I do appreciate the power of the “networks –> communities of –> practice –> systems of influence” model but to me the concept of “systems of influence” means more than communities of practice telling their stories and ILLUMINATing their work. I can’t see how that would change the life-negating practices of Wall Street or the power structure of big bureaucracies, inside which millions live a worklife deprived of meaning and dignity.
No, I am not a pessimist saying that fundamental, large-scale change cannot happen. But i think it probably will not before the maturity of the evolutionary movement reaches the level where the cognitive, social, and generative complexity of large systems is matched by the capacity of the systems of influence to absorb it. Do I make any sense at all?
George. As you know I am optimistic, but not pollyannish.
In fact last week I was sitting in an office on Wall Street in New York having this conversation and I was noting that Wall Street itself is actually a significant system of influence that probably emerged along the lines of Debbie’s model. We were discussing the history of the street below us, the place that it was in the old days that somehow invited the gathering of people interested in setting up an Exchange.

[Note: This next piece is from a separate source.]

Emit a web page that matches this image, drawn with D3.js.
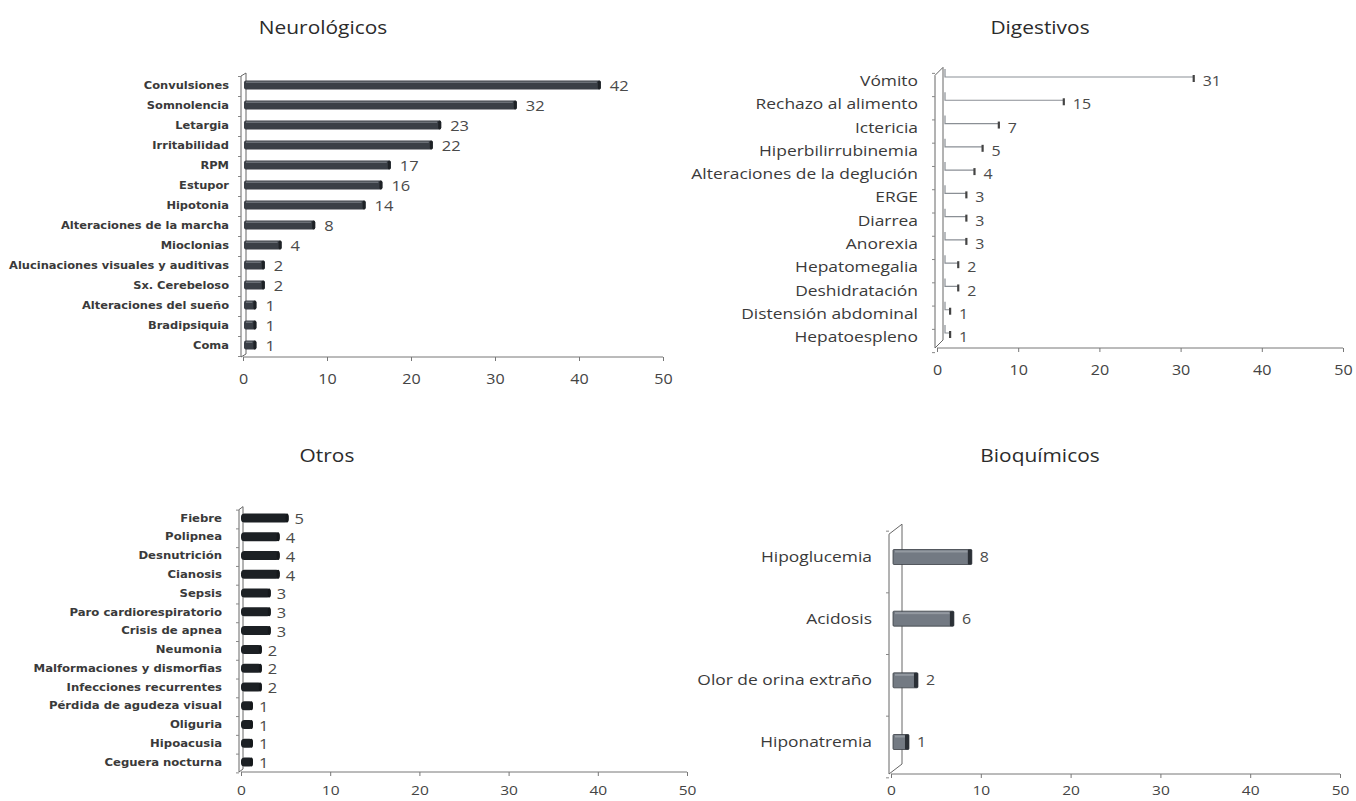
<!DOCTYPE html>
<html><head><meta charset="utf-8">
<script src="https://cdn.jsdelivr.net/npm/d3@7"></script>
<style>
html,body{margin:0;padding:0;background:#fff;}
svg{display:block;}
</style></head>
<body>
<svg id="chart" width="1356" height="801"></svg>
<script>
// ---------- DATA ----------
const neuroTitle = "Neurológicos";
const neuroCats = ["Convulsiones","Somnolencia","Letargia","Irritabilidad","RPM","Estupor","Hipotonia","Alteraciones de la marcha","Mioclonias","Alucinaciones visuales y auditivas","Sx. Cerebeloso","Alteraciones del sueño","Bradipsiquia","Coma"];
const neuroVals = [42,32,23,22,17,16,14,8,4,2,2,1,1,1];

const digTitle = "Digestivos";
const digCats = ["Vómito","Rechazo al alimento","Ictericia","Hiperbilirrubinemia","Alteraciones de la deglución","ERGE","Diarrea","Anorexia","Hepatomegalia","Deshidratación","Distensión abdominal","Hepatoespleno"];
const digVals = [31,15,7,5,4,3,3,3,2,2,1,1];

const otrosTitle = "Otros";
const otrosCats = ["Fiebre","Polipnea","Desnutrición","Cianosis","Sepsis","Paro cardiorespiratorio","Crisis de apnea","Neumonia","Malformaciones y dismorfias","Infecciones recurrentes","Pérdida de agudeza visual","Oliguria","Hipoacusia","Ceguera nocturna"];
const otrosVals = [5,4,4,4,3,3,3,2,2,2,1,1,1,1];

const bioTitle = "Bioquímicos";
const bioCats = ["Hipoglucemia","Acidosis","Olor de orina extraño","Hiponatremia"];
const bioVals = [8,6,2,1];

const xTicks = [0,10,20,30,40,50];

// ---------- DRAW ----------
const svg = d3.select("#chart");
const FONT = "Open Sans, sans-serif";

function panel(o){
  const g = svg.append("g");
  const x = d3.scaleLinear().domain([0,50]).range([o.x0,o.x1]);
  const y = d3.scalePoint().domain(o.cats).range([o.yFirst,o.yLast]);
  const step = y.step();

  // title
  g.append("text").attr("transform",`translate(${o.titleX},${o.titleY}) scale(1.1,1)`).attr("text-anchor","middle")
    .attr("font-family",FONT).attr("font-size",19).attr("fill","#2b2b2b").text(o.title);

  // wall
  const top = o.yFirst - step/2 - 2;
  g.append("path")
    .attr("d",`M${o.x0-2},${o.axisY} V${top+o.dy} L${o.x0-2+o.dx},${top} V${o.axisY-o.dy} L${o.x0-2},${o.axisY}`)
    .attr("fill","none").attr("stroke","#666").attr("stroke-width",1);
  // y ticks at boundaries
  const bounds = o.cats.map(c=>y(c)-step/2).concat([o.yLast+step/2]);
  g.selectAll(".yt").data(bounds).join("line")
    .attr("x1",o.x0-5).attr("x2",o.x0-2).attr("y1",d=>d+o.dy/2).attr("y2",d=>d+o.dy/2)
    .attr("stroke","#888").attr("stroke-width",1);

  // x axis
  const ax = d3.axisBottom(x).tickValues(xTicks).tickSize(4).tickPadding(0).tickFormat(d3.format("d"));
  const axg = g.append("g").attr("transform",`translate(0,${o.axisY})`).call(ax);
  axg.select(".domain").attr("stroke","#777").attr("d",`M${o.x0},0H${o.x1}`);
  axg.selectAll(".tick line").attr("stroke","#777");
  axg.selectAll(".tick text").attr("y",null).attr("dy",null)
    .attr("transform",`translate(0,${o.tickLabelDy}) scale(1.15,1)`)
    .attr("font-family",FONT).attr("font-size",o.tickSize||14).attr("fill","#444");

  // category labels (horizontally stretched like the scanned original)
  g.selectAll(".cl").data(o.cats).join("text")
    .attr("transform",d=>`translate(${o.labelRight},${y(d)}) scale(${o.labelSx},1)`)
    .attr("dy","0.35em").attr("text-anchor","end")
    .attr("font-family",o.labelFont).attr("font-weight",o.labelWeight).attr("font-size",o.labelSize)
    .attr("fill","#3a3a3a").text(d=>d);

  const data = o.cats.map((c,i)=>({c,v:o.vals[i]}));
  if(o.style==="outline"){
    const bx = o.x0 + o.dx;
    data.forEach(d=>{
      const cy = y(d.c);
      const xe = x(d.v)+o.endOff;
      g.append("path").attr("d",`M${bx},${cy-12}V${cy-4}H${xe}`).attr("fill","none").attr("stroke","#8a8f95").attr("stroke-width",1.2);
      g.append("line").attr("x1",xe).attr("x2",xe).attr("y1",cy-6).attr("y2",cy+1).attr("stroke","#444").attr("stroke-width",2.2);
    });
  } else {
    g.selectAll(".bar").data(data).join("rect")
      .attr("x",o.x0+o.barStart).attr("y",d=>y(d.c)-o.barH/2)
      .attr("width",d=>x(d.v)+o.endOff-(o.x0+o.barStart)).attr("height",o.barH)
      .attr("rx",o.rx).attr("fill",o.fill).attr("stroke",o.stroke||"none").attr("stroke-width",0.8);
    if(o.hi){
      g.selectAll(".hi").data(data).join("rect")
        .attr("x",o.x0+o.barStart+2).attr("y",d=>y(d.c)-o.barH/2+1)
        .attr("width",d=>Math.max(0,x(d.v)+o.endOff-(o.x0+o.barStart)-6)).attr("height",o.hiH)
        .attr("fill",o.hi).attr("opacity",0.6);
    }
    g.selectAll(".cap").data(data).join("rect")
      .attr("x",d=>x(d.v)+o.endOff-o.capW).attr("y",d=>y(d.c)-o.barH/2)
      .attr("width",o.capW).attr("height",o.barH).attr("rx",o.rx).attr("fill",o.cap);
  }
  // value labels
  g.selectAll(".vl").data(data).join("text")
    .attr("transform",d=>`translate(${x(d.v)+o.endOff+o.valGap},${y(d.c)+o.valDy}) scale(1.1,1)`)
    .attr("dy","0.35em")
    .attr("font-family",FONT).attr("font-size",o.valSize).attr("fill","#4a4a4a").text(d=>d.v);
}

panel({title:neuroTitle,cats:neuroCats,vals:neuroVals,titleX:323,titleY:34,
  x0:243,x1:663,yFirst:85,yLast:345,axisY:357,dx:5,dy:3,labelRight:229,labelSx:1.08,
  labelFont:"DejaVu Sans, sans-serif",labelWeight:"bold",labelSize:10.6,tickLabelDy:27,
  style:"solid",barStart:1,endOff:5,barH:9,rx:2,fill:"#3a3f46",hi:"#8c9198",hiH:1.5,cap:"#1e2226",capW:3,
  valGap:9,valDy:1,valSize:15});

panel({title:digTitle,cats:digCats,vals:digVals,titleX:1040,titleY:34,
  x0:937,x1:1343,yFirst:81,yLast:337,axisY:348,dx:8,dy:8,labelRight:918,labelSx:1.2,
  labelFont:FONT,labelWeight:"normal",labelSize:14.5,tickLabelDy:27,
  style:"outline",endOff:5,valGap:9,valDy:0,valSize:14.5});

panel({title:otrosTitle,cats:otrosCats,vals:otrosVals,titleX:327,titleY:462,
  x0:241,x1:687,yFirst:518,yLast:762,axisY:772,dx:4,dy:3,labelRight:222,labelSx:1.1,
  labelFont:"DejaVu Sans, sans-serif",labelWeight:"bold",labelSize:10.6,tickLabelDy:23,tickSize:13.5,
  style:"solid",barStart:0,endOff:3,barH:9,rx:3.5,fill:"#1c2024",hi:null,cap:"#15181b",capW:3,
  valGap:6,valDy:1,valSize:15});

panel({title:bioTitle,cats:bioCats,vals:bioVals,titleX:1040,titleY:462,
  x0:891,x1:1340,yFirst:557,yLast:742,axisY:774,dx:13,dy:10,labelRight:872,labelSx:1.2,
  labelFont:FONT,labelWeight:"normal",labelSize:14.5,tickLabelDy:21,tickSize:13.5,
  style:"solid",barStart:2,endOff:9,barH:15,rx:1,fill:"#737a83",stroke:"#3a3f45",hi:"#a9aeb4",hiH:2,cap:"#2b3036",capW:4,
  valGap:8,valDy:0,valSize:14.5});
</script>
</body></html>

From those early days, Wall Street, the network and the community of practice has extended to include millions of people around the world who are involved in capatilist economy. The influence of that street extends to every part of our lives.
I am interested in these dynamics not as a solution to transforming systems per se, but more at the level of patterns. At the broadest level it seems that systems like the Wall Street system emerge from smaller levels of complexity. At some point there are intentional conversations that move these levels into higher and higher levels of complexity and scale. What interests me is that it seems at these higher levels, individuals become less and less important and collective fields are required to hold the field. This contributes to the resiliancy of these systems and the extent to which they are influential. In fact I think a key practice, whether at the level of capitalist econimcs or the emergence of its alternatives, in the gradually disappearance of the individual as prime focus of change and the emergence of the field that holds fields as the way the holarchy evolves.
My learning journey was about what can one individual do in this scheme. I think this is an important question. We talk of the power of collective fields, but say little of the practices of individuals that both lead to the emergence of these fields and then the practices of individuals in the evolution of these fields. That is what I am figuring out. At what point did Wall Street become reliant on a field of practice rather than individuals?
George…I love that you are at play here on these questions. Thanks.
One more thing about my optimism. I don’t think the world truly understands how these dynamics work. I continue to see and experience shift in the kinds of practices that we engage in. I don’t know if I’m right or not…not sure I can know if I’m right. And so with that I continue to work with trust and optimism that the ways we work are leading to something better, in whatever system we are working.